There are numerous different interchange fee categories. However, they are the same for all businesses and are determined on a per-transaction basis. The interchange category that a transaction will be placed into is not known until the transaction is actually processed. Several variables such as card type (credit or debit), card category (reward, standard, consumer, etc), transaction method (keyed, swiped, etc.) and more all have an impact on which interchange category a transaction fall into.

All combined, Visa, MasterCard and Discover have several hundred different interchange categories, so it’s not uncommon for a business to pay twenty or more different interchange rates throughout a typical month of processing.

Why Tiered Pricing is Bad

The only benefit to tiered pricing is that it presents rates and fees in a simple, easy to read format. However, the simplicity of this pricing model makes it opaque and expensive.

It’s Expensive

Although processors sell the “qualified” rate it is seldom the case that an accepted card actually processes at the advertised rate. Businesses save between 40% – 50% on credit card processing charges by switching to a more competitive pricing model.
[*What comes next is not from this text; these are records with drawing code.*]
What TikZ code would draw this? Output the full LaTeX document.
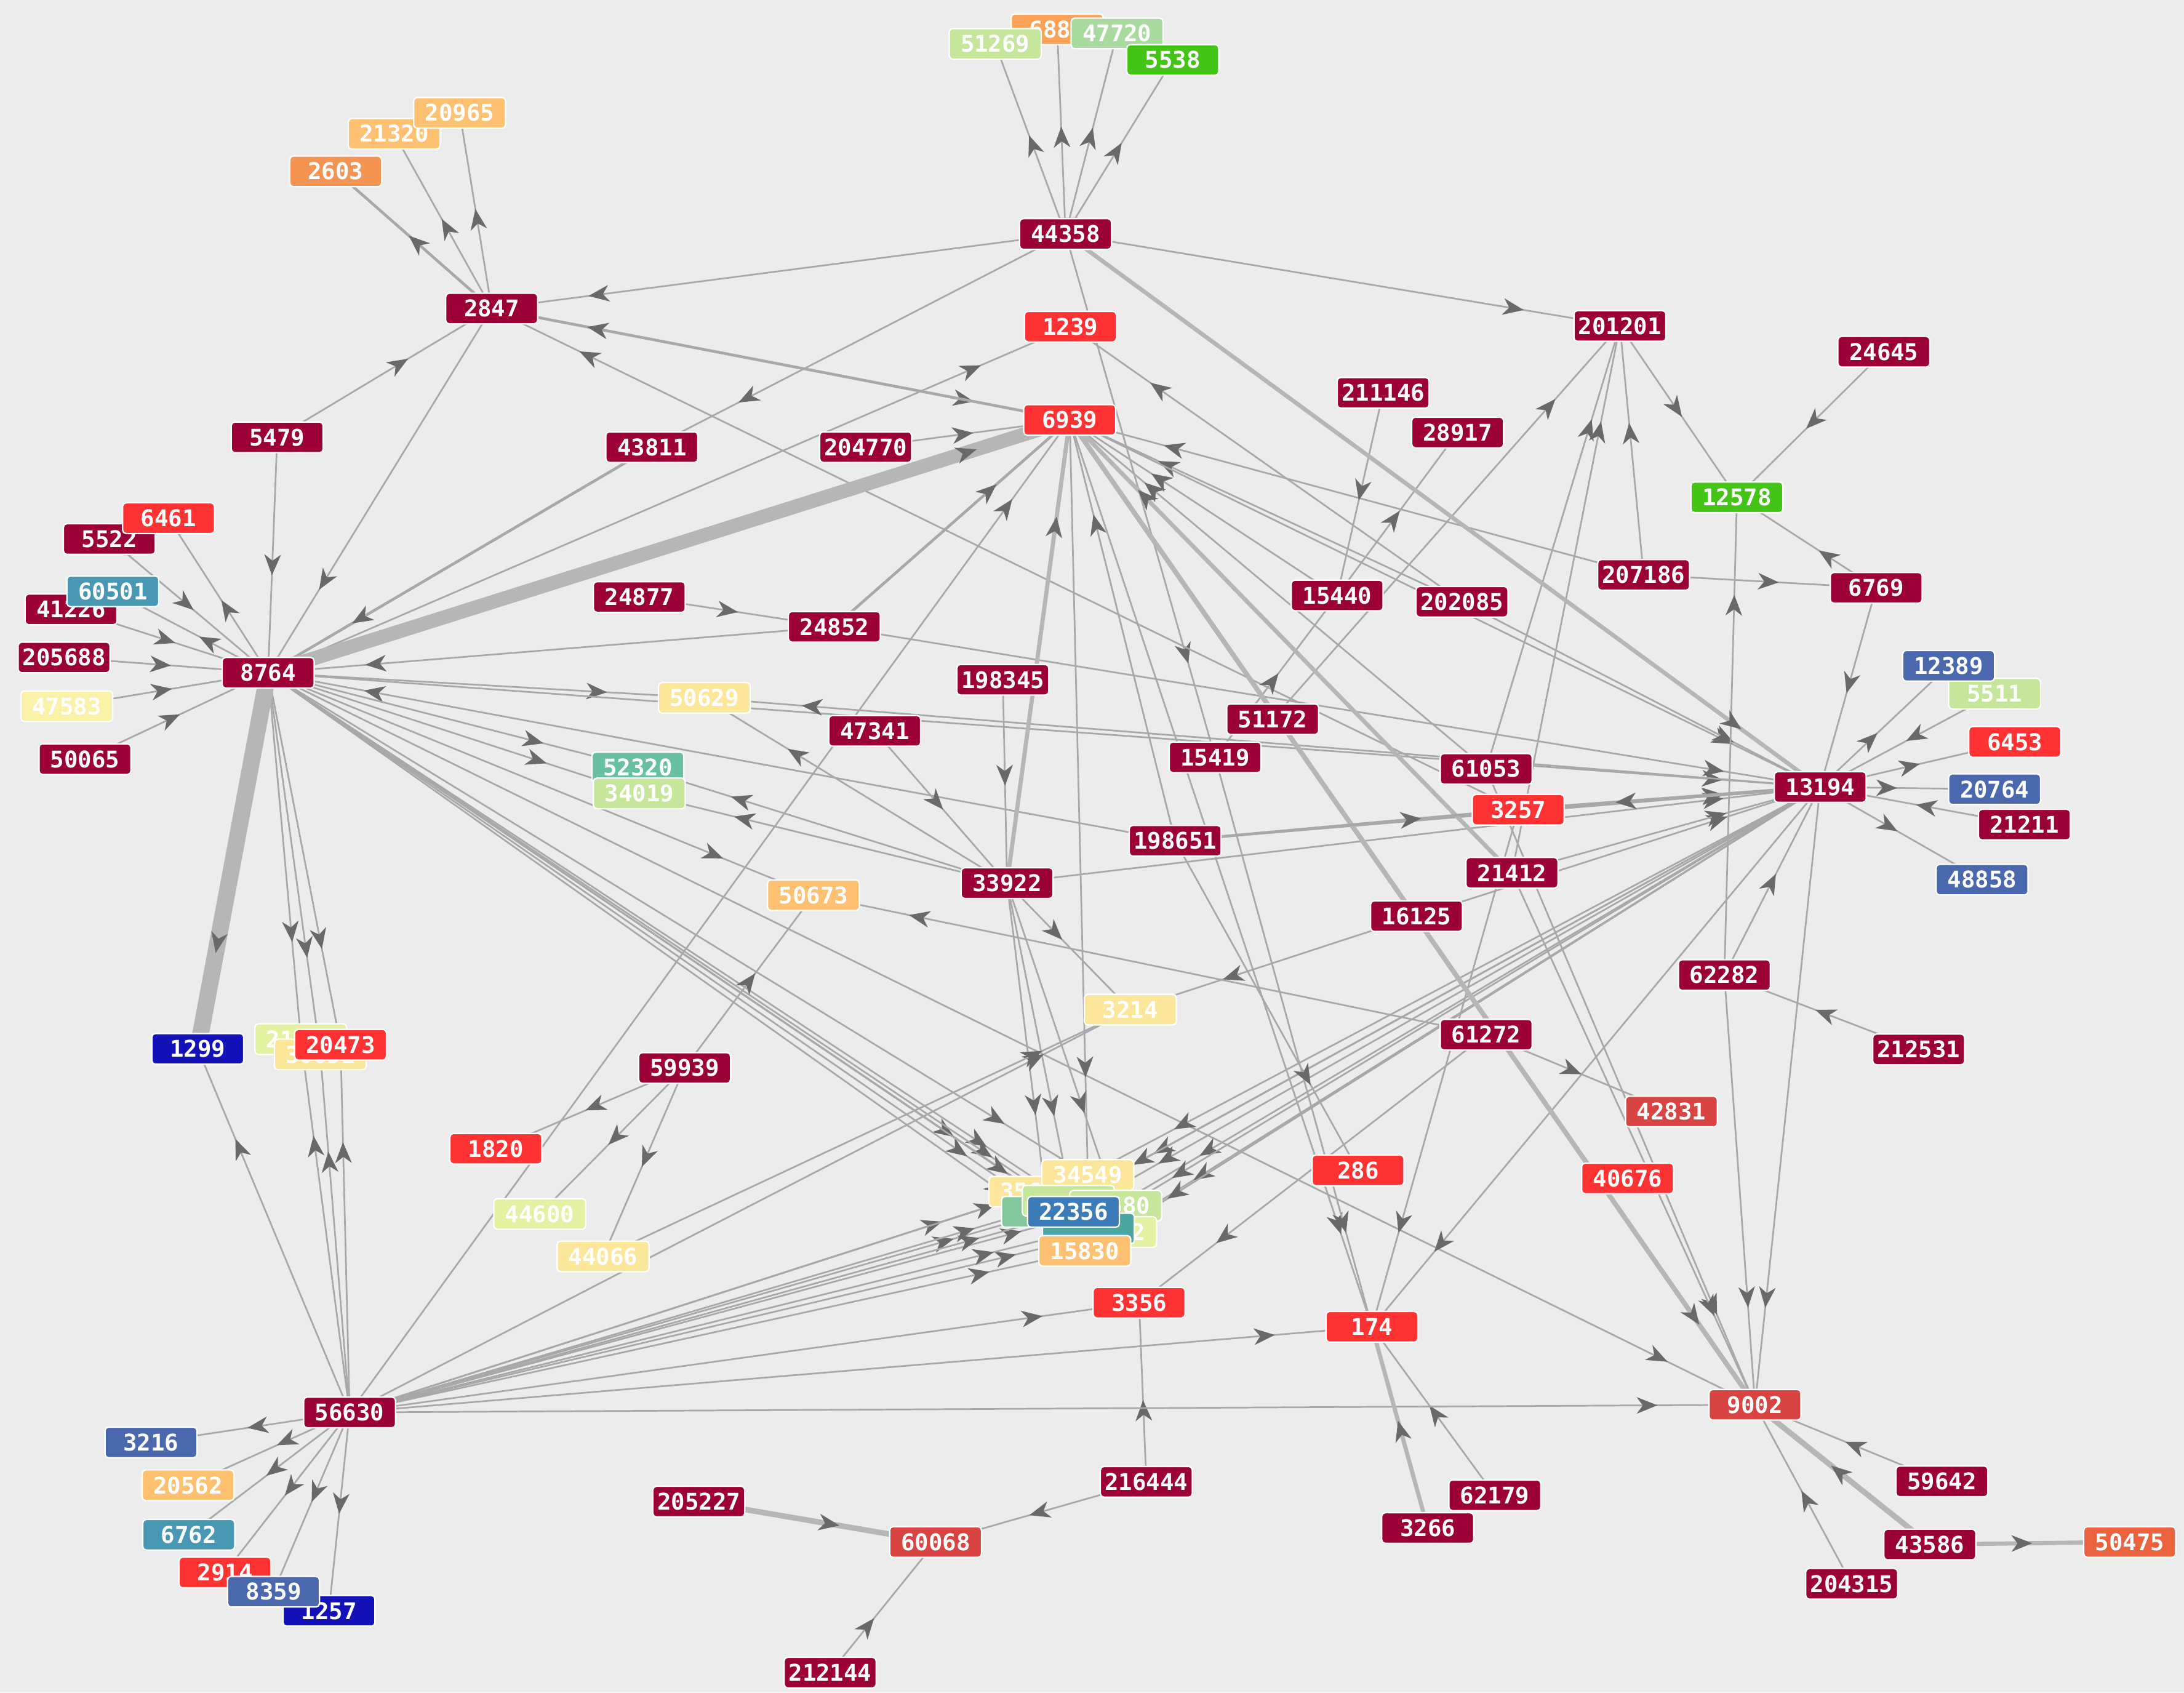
\documentclass[tikz,border=0pt]{standalone}
\usepackage{fontspec}
\setmonofont{DejaVu Sans Mono}
\usetikzlibrary{arrows.meta,decorations.markings}
\definecolor{bgc}{RGB}{236,236,236}
\definecolor{mar}{RGB}{155,1,54}
\definecolor{red1}{RGB}{254,50,50}
\definecolor{red2}{RGB}{216,68,66}
\definecolor{ored}{RGB}{234,98,62}
\definecolor{org}{RGB}{245,148,82}
\definecolor{org2}{RGB}{250,162,90}
\definecolor{lorg}{RGB}{253,193,113}
\definecolor{yel}{RGB}{251,230,154}
\definecolor{yel2}{RGB}{250,242,168}
\definecolor{pgrn}{RGB}{226,242,162}
\definecolor{lgrn}{RGB}{197,230,155}
\definecolor{grn2}{RGB}{168,218,160}
\definecolor{tgrn}{RGB}{104,192,160}
\definecolor{mgrn}{RGB}{130,200,155}
\definecolor{teal1}{RGB}{72,152,180}
\definecolor{teal2}{RGB}{74,166,160}
\definecolor{blu}{RGB}{74,104,173}
\definecolor{blu2}{RGB}{59,123,184}
\definecolor{navy1}{RGB}{18,18,184}
\definecolor{bgrn}{RGB}{68,196,22}
\definecolor{edgec}{RGB}{168,168,168}
\definecolor{thickc}{RGB}{182,182,182}
\definecolor{arrc}{RGB}{105,105,105}
\pgfdeclarelayer{bg}
\pgfdeclarelayer{edges}
\pgfsetlayers{bg,edges,main}
\tikzset{
  nb/.style={rectangle, rounded corners=2.5pt, minimum width=66pt, minimum height=22pt,
    inner sep=0pt, draw=white, line width=1pt, text=white,
    font=\ttfamily\bfseries\fontsize{16.5}{18}\selectfont},
  e/.style={draw=edgec, line width=1.2pt, postaction={decorate},
    decoration={markings, mark=at position -70pt with
      {\arrow{Stealth[length=15pt,width=12pt,inset=4.5pt,line width=0pt,color=arrc]}}}},
  w/.style={line width=#1pt},
  tk/.style={draw=thickc, line width=#1pt}
}
\begin{document}
\begin{tikzpicture}[x=1pt,y=-1pt]
\begin{pgfonlayer}{bg}
\fill[bgc] (0,0) rectangle (1568,1215);
\end{pgfonlayer}
\useasboundingbox (0,0) rectangle (1568,1215);
% nodes (bottom to top)
\node[nb,fill=org2] (n6883) at (759,21) {6883};
\node[nb,fill=lgrn] (n51269) at (714.5,31.5) {51269};
\node[nb,fill=grn2] (n47720) at (802,24) {47720};
\node[nb,fill=bgrn] (n5538) at (842,43) {5538};
\node[nb,fill=lorg] (n21320) at (283,96) {21320};
\node[nb,fill=lorg] (n20965) at (330,81) {20965};
\node[nb,fill=org] (n2603) at (241,123) {2603};
\node[nb,fill=mar] (n44358) at (765,168) {44358};
\node[nb,fill=mar] (n2847) at (353,221.5) {2847};
\node[nb,fill=red1] (n1239) at (768.5,234.5) {1239};
\node[nb,fill=mar] (n201201) at (1163,234) {201201};
\node[nb,fill=mar] (n24645) at (1352.5,252.5) {24645};
\node[nb,fill=mar] (n211146) at (993,282) {211146};
\node[nb,fill=red1] (n6939) at (768,301.5) {6939};
\node[nb,fill=mar] (n28917) at (1046.5,310.5) {28917};
\node[nb,fill=mar] (n5479) at (199,314) {5479};
\node[nb,fill=mar] (n43811) at (468,321) {43811};
\node[nb,fill=mar] (n204770) at (621.5,321) {204770};
\node[nb,fill=bgrn] (n12578) at (1247,357) {12578};
\node[nb,fill=mar] (n5522) at (78.5,387) {5522};
\node[nb,fill=red1] (n6461) at (121,372) {6461};
\node[nb,fill=mar] (n207186) at (1180,412.7) {207186};
\node[nb,fill=mar] (n6769) at (1347,422) {6769};
\node[nb,fill=mar] (n41226) at (51,437.5) {41226};
\node[nb,fill=teal1] (n60501) at (81,424.5) {60501};
\node[nb,fill=mar] (n15440) at (960,427.5) {15440};
\node[nb,fill=mar] (n24877) at (459,428.6) {24877};
\node[nb,fill=mar] (n202085) at (1049.6,432) {202085};
\node[nb,fill=mar] (n24852) at (599,450) {24852};
\node[nb,fill=mar] (n205688) at (46,472) {205688};
\node[nb,fill=mar] (n8764) at (192.5,483) {8764};
\node[nb,fill=lgrn] (n5511) at (1432,498) {5511};
\node[nb,fill=blu] (n12389) at (1399,478) {12389};
\node[nb,fill=mar] (n198345) at (720,488) {198345};
\node[nb,fill=yel] (n50629) at (505.7,501) {50629};
\node[nb,fill=yel2] (n47583) at (48,507) {47583};
\node[nb,fill=mar] (n51172) at (913.7,516.3) {51172};
\node[nb,fill=mar] (n47341) at (628,524.7) {47341};
\node[nb,fill=red1] (n6453) at (1446.5,532.6) {6453};
\node[nb,fill=mar] (n15419) at (872.4,543.7) {15419};
\node[nb,fill=mar] (n50065) at (61,545) {50065};
\node[nb,fill=tgrn] (n52320) at (458,551) {52320};
\node[nb,fill=lgrn] (n34019) at (459,569.6) {34019};
\node[nb,fill=mar] (n61053) at (1067,552) {61053};
\node[nb,fill=mar] (n13194) at (1306.8,565) {13194};
\node[nb,fill=blu] (n20764) at (1432,566.6) {20764};
\node[nb,fill=red1] (n3257) at (1090,581.3) {3257};
\node[nb,fill=mar] (n21211) at (1453.4,592) {21211};
\node[nb,fill=mar] (n198651) at (843.7,603.6) {198651};
\node[nb,fill=mar] (n21412) at (1085.5,626.6) {21412};
\node[nb,fill=blu] (n48858) at (1423,631.5) {48858};
\node[nb,fill=mar] (n33922) at (723,634) {33922};
\node[nb,fill=lorg] (n50673) at (584,642.7) {50673};
\node[nb,fill=mar] (n16125) at (1017,657.7) {16125};
\node[nb,fill=mar] (n62282) at (1238,700) {62282};
\node[nb,fill=yel] (n3214) at (811.5,724.8) {3214};
\node[nb,fill=mar] (n61272) at (1067,742.8) {61272};
\node[nb,fill=navy1] (n1299) at (142,753) {1299};
\node[nb,fill=pgrn] (n2x) at (216,746) {21447};
\node[nb,fill=yel] (n3x) at (230,757) {30851};
\node[nb,fill=red1] (n20473) at (244.5,750) {20473};
\node[nb,fill=mar] (n212531) at (1377.5,753.4) {212531};
\node[nb,fill=mar] (n59939) at (491.5,766.7) {59939};
\node[nb,fill=red2] (n42831) at (1200,798) {42831};
\node[nb,fill=red1] (n1820) at (356,824.7) {1820};
\node[nb,fill=red1] (n286) at (975,840.2) {286};
\node[nb,fill=red1] (n40676) at (1168.5,846) {40676};
\node[nb,fill=yel] (n35x) at (743,855.5) {35684};
\node[nb,fill=yel] (n34549) at (781,843.5) {34549};
\node[nb,fill=mgrn] (nG1) at (752,870) {};
\node[nb,fill=lgrn] (nLG1) at (767,862) {};
\node[nb,fill=lgrn] (nLG80) at (801,865.6) {12680};
\node[nb,fill=pgrn] (nY2) at (797.4,884.5) {10632};
\node[nb,fill=teal2] (nTeal) at (781.4,882) {};
\node[nb,fill=blu2] (n22356) at (770.7,870) {22356};
\node[nb,fill=lorg] (n15830) at (778.8,898) {15830};
\node[nb,fill=pgrn] (n44600) at (387.5,871.5) {44600};
\node[nb,fill=yel] (n44066) at (433,902) {44066};
\node[nb,fill=red1] (n3356) at (817.8,935.2) {3356};
\node[nb,fill=red1] (n174) at (985,952.5) {174};
\node[nb,fill=red2] (n9002) at (1260,1008.5) {9002};
\node[nb,fill=mar] (n56630) at (251,1014) {56630};
\node[nb,fill=blu] (n3216) at (108.4,1035.5) {3216};
\node[nb,fill=mar] (n216444) at (823,1063.8) {216444};
\node[nb,fill=mar] (n59642) at (1394.2,1063.5) {59642};
\node[nb,fill=lorg] (n20562) at (135,1066.3) {20562};
\node[nb,fill=mar] (n62179) at (1073.2,1073.5) {62179};
\node[nb,fill=mar] (n205227) at (501.7,1078) {205227};
\node[nb,fill=mar] (n3266) at (1025,1097) {3266};
\node[nb,fill=teal1] (n6762) at (135.5,1101.8) {6762};
\node[nb,fill=red2] (n60068) at (671.7,1107) {60068};
\node[nb,fill=ored] (n50475) at (1529,1107) {50475};
\node[nb,fill=mar] (n43586) at (1385.5,1108.8) {43586};
\node[nb,fill=red1] (n2914) at (161.5,1128.9) {2914};
\node[nb,fill=mar] (n204315) at (1329.4,1137) {204315};
\node[nb,fill=navy1] (n1257) at (236.2,1156.4) {1257};
\node[nb,fill=blu] (n8359) at (196.4,1142.7) {8359};
\node[nb,fill=mar] (n212144) at (596,1200.8) {212144};
% edges
\begin{pgfonlayer}{edges}
\foreach \a/\b in {44358/51269,44358/6883,44358/47720,44358/5538,44358/2847,44358/201201,44358/43811,44358/15419,
 2847/21320,2847/20965,5479/2847,2847/8764,2847/6939,3257/2847,
 5522/8764,8764/6461,8764/60501,41226/8764,205688/8764,47583/8764,50065/8764,5479/8764,
 8764/1239,24852/8764,198651/8764,8764/50629,8764/52320,8764/34019,8764/50673,
 8764/2x,8764/3x,8764/20473,8764/9002,8764/13194,
 8764/35x,8764/G1,8764/LG1,8764/34549,8764/22356,8764/Teal,8764/15830,
 204770/6939,24877/24852,24852/13194,198345/33922,47341/33922,56630/6939,198651/6939,
 202085/6939,15440/6939,61053/6939,6939/13194,202085/13194,6939/174,6939/34549,207186/6939,202085/1239,
 13194/50629,33922/50629,33922/52320,33922/34019,33922/3214,33922/13194,33922/G1,33922/22356,33922/LG80,
 59939/50673,61272/50673,59939/1820,59939/44600,59939/44066,56630/3214,44066/3214,16125/3214,16125/13194,
 201201/12578,207186/201201,51172/201201,61053/201201,21412/201201,24645/12578,62282/12578,6769/12578,
 207186/6769,6769/13194,211146/15440,15419/15440,15440/28917,
 13194/12389,5511/13194,13194/6453,13194/20764,21211/13194,13194/48858,3257/13194,
 198651/13194,21412/13194,62282/13194,212531/62282,13194/9002,62282/9002,61053/9002,21412/9002,13194/174,
 13194/34549,13194/LG80,13194/Y2,13194/Teal,13194/22356,13194/15830,13194/LG1,13194/G1,
 15419/174,3257/174,62179/174,56630/174,198651/286,61272/3356,61272/42831,56630/3356,216444/3356,216444/60068,
 212144/60068,56630/9002,59642/9002,204315/9002,
 56630/3216,56630/20562,56630/6762,56630/2914,56630/8359,56630/1257,56630/1299,56630/2x,56630/3x,56630/20473,
 56630/35x,56630/G1,56630/LG1,56630/34549,56630/LG80,56630/Y2,56630/Teal,56630/22356,56630/15830}
  \draw[e] (n\a.center) -- (n\b.center);
\draw[e,w=2] (n2847.center) -- (n2603.center);
\draw[e,w=2] (n6939.center) -- (n2847.center);
\draw[e,tk=3] (n44358.center) -- (n13194.center);
\draw[e,w=2] (n43811.center) -- (n8764.center);
\draw[e,tk=10] (n8764.center) -- (n6939.center);
\draw[e,tk=12] (n8764.center) -- (n1299.center);
\draw[e,w=2] (n24852.center) -- (n6939.center);
\draw[e,tk=3] (n33922.center) -- (n6939.center);
\draw[e,tk=3] (n21412.center) -- (n6939.center);
\draw[e,tk=3.5] (n6939.center) -- (n9002.center);
\draw[e,w=2.5] (n13194.center) -- (n3257.center);
\draw[e,w=2] (n198651.center) -- (n3257.center);
\draw[e,tk=3] (n3266.center) -- (n174.center);
\draw[e,tk=4] (n205227.center) -- (n60068.center);
\draw[e,tk=4] (n43586.center) -- (n9002.center);
\draw[e,tk=3] (n43586.center) -- (n50475.center);
\end{pgfonlayer}
\end{tikzpicture}
\end{document}
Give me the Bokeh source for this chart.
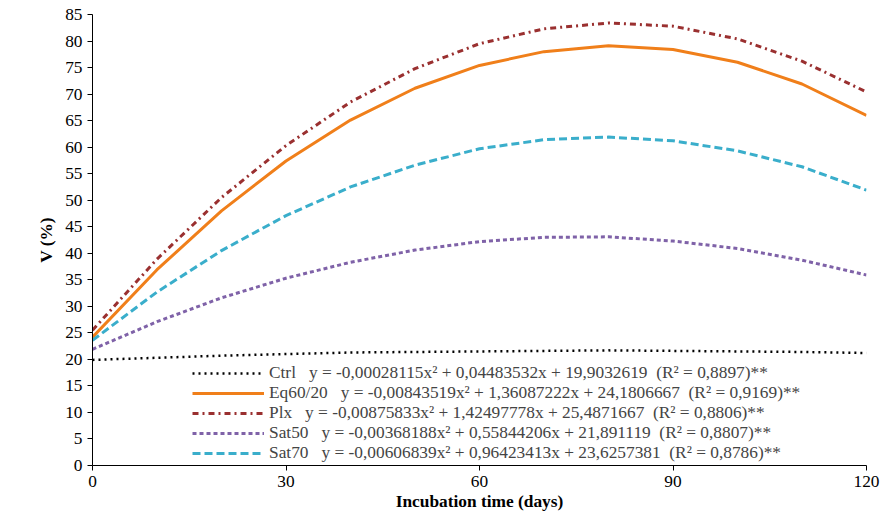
from bokeh.embed import file_html
from bokeh.models import Legend, Range1d, FixedTicker
from bokeh.plotting import figure
from bokeh.resources import INLINE

days = [0, 10, 20, 30, 40, 50, 60, 70, 80, 90, 100, 110, 120]
ctrl = [19.9, 20.3, 20.7, 21.0, 21.3, 21.4, 21.5, 21.6, 21.7, 21.6, 21.5, 21.4, 21.2]
eq6020 = [24.2, 36.9, 48.0, 57.4, 65.1, 71.1, 75.4, 78.0, 79.1, 78.4, 76.0, 71.9, 66.0]
plx = [25.5, 38.9, 50.5, 60.3, 68.5, 74.8, 79.5, 82.3, 83.4, 82.8, 80.4, 76.2, 70.4]
sat50 = [21.9, 27.1, 31.6, 35.3, 38.3, 40.6, 42.2, 43.0, 43.1, 42.3, 40.9, 38.7, 35.9]
sat70 = [23.6, 32.7, 40.5, 47.1, 52.5, 56.6, 59.7, 61.4, 61.9, 61.2, 59.3, 56.3, 51.9]

series = [
    ("Ctrl   y = -0,00028115x\u00b2 + 0,04483532x + 19,9032619  (R\u00b2 = 0,8897)**", ctrl, "black", "dotted", 2.5),
    ("Eq60/20   y = -0,00843519x\u00b2 + 1,36087222x + 24,1806667  (R\u00b2 = 0,9169)**", eq6020, "#f07f1a", "solid", 3),
    ("Plx   y = -0,00875833x\u00b2 + 1,42497778x + 25,4871667  (R\u00b2 = 0,8806)**", plx, "#9a3030", "dashdot", 3),
    ("Sat50   y = -0,00368188x\u00b2 + 0,55844206x + 21,891119  (R\u00b2 = 0,8807)**", sat50, "#7f62a8", "4 3", 3),
    ("Sat70   y = -0,00606839x\u00b2 + 0,96423413x + 23,6257381  (R\u00b2 = 0,8786)**", sat70, "#3aaecb", "8 4", 3),
]

font = "Liberation Serif"
p = figure(width=880, height=513, output_backend="svg", toolbar_location=None,
           x_range=Range1d(0, 120), y_range=Range1d(0, 85))
p.min_border_left = 92
p.min_border_right = 14
p.min_border_top = 14
items = []
for label, ys, color, dash, w in series:
    r = p.line(days, ys, line_color=color, line_dash=dash, line_width=w)
    items.append((label, [r]))

legend = Legend(items=items, location=(100, 2), label_text_font=font,
                label_text_font_size="13pt", label_height=10, glyph_width=72,
                glyph_height=12, spacing=0, padding=2, border_line_color=None,
                background_fill_alpha=0)
p.add_layout(legend, "center")

p.xgrid.visible = False
p.ygrid.visible = False
p.outline_line_color = None
p.xaxis.ticker = FixedTicker(ticks=[0, 30, 60, 90, 120])
p.yaxis.ticker = FixedTicker(ticks=list(range(0, 90, 5)))
for ax in (p.xaxis[0], p.yaxis[0]):
    ax.axis_line_color = "black"
    ax.major_tick_line_color = "black"
    ax.minor_tick_line_color = None
    ax.major_tick_in = 0
    ax.major_tick_out = 5
    ax.major_label_text_font = font
    ax.major_label_text_font_size = "13pt"
    ax.major_label_text_color = "black"
    ax.axis_label_text_font = font
    ax.axis_label_text_font_size = "13pt"
    ax.axis_label_text_font_style = "bold"
    ax.axis_label_text_color = "black"
p.xaxis.axis_label = "Incubation time (days)"
p.yaxis.axis_label = "V (%)"
p.xaxis.axis_label_standoff = 2
p.yaxis.axis_label_standoff = 6

open("out.html", "w").write(file_html(p, INLINE))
Conceals the True Cost of Processing

A processor doesn’t disclose the actual cost. Instead, only the processor’s qualified, mid-qualified and non-qualified rates are visible. By hiding interchange fees, a business is never shown the actual cost of its processing. Thus, the processor has the ability to charge markups that are often exorbitant.

Allows Processor to Keep Refund Credits

When a business refunds a customer for a credit or debit card transaction fees, the business is supposed to receive a credit for a portion of the interchange fees paid on the original transactions. For example, an online business receives a credit of 2.05% on interchange fees for a returned transaction involving a traditional consumer credit card.

Since interchange categories are bundled on tiered pricing, interchange credits are not passed to businesses. Instead, processors simply keep interchange credits as additional revenue.

Inconsistent Markup

As you can see from the two example tables above, tiered pricing results in a different markup for each individual interchange category. The sporadic markup and inconsistent qualification associated with tiered pricing makes it impossible to compare among processors.

Lost Durbin Savings

The Durbin Amendment that took effect on October, 1 2011 capped the interchange fee that large banks could charge at just 0.05% plus $0.21. The law capped interchange fees at the card-issuer level, not at the processor level.

This means that any business being billed via tiered pricing will pay its processor’s qualified rate instead of the newly capped rate of just 0.05%. The per-transaction loss is substantial when considering that qualified rates are typically 1.65% or higher.

Those of us who have been in the industry were surprised—to say the least—to see some processors reach back into the past and dust off this antiquated pricing platform and sell it to merchants. Years ago small and medium-sized businesses only had the option of tiered pricing. The most reputable processors have left this pricing scheme in the past right where it belongs!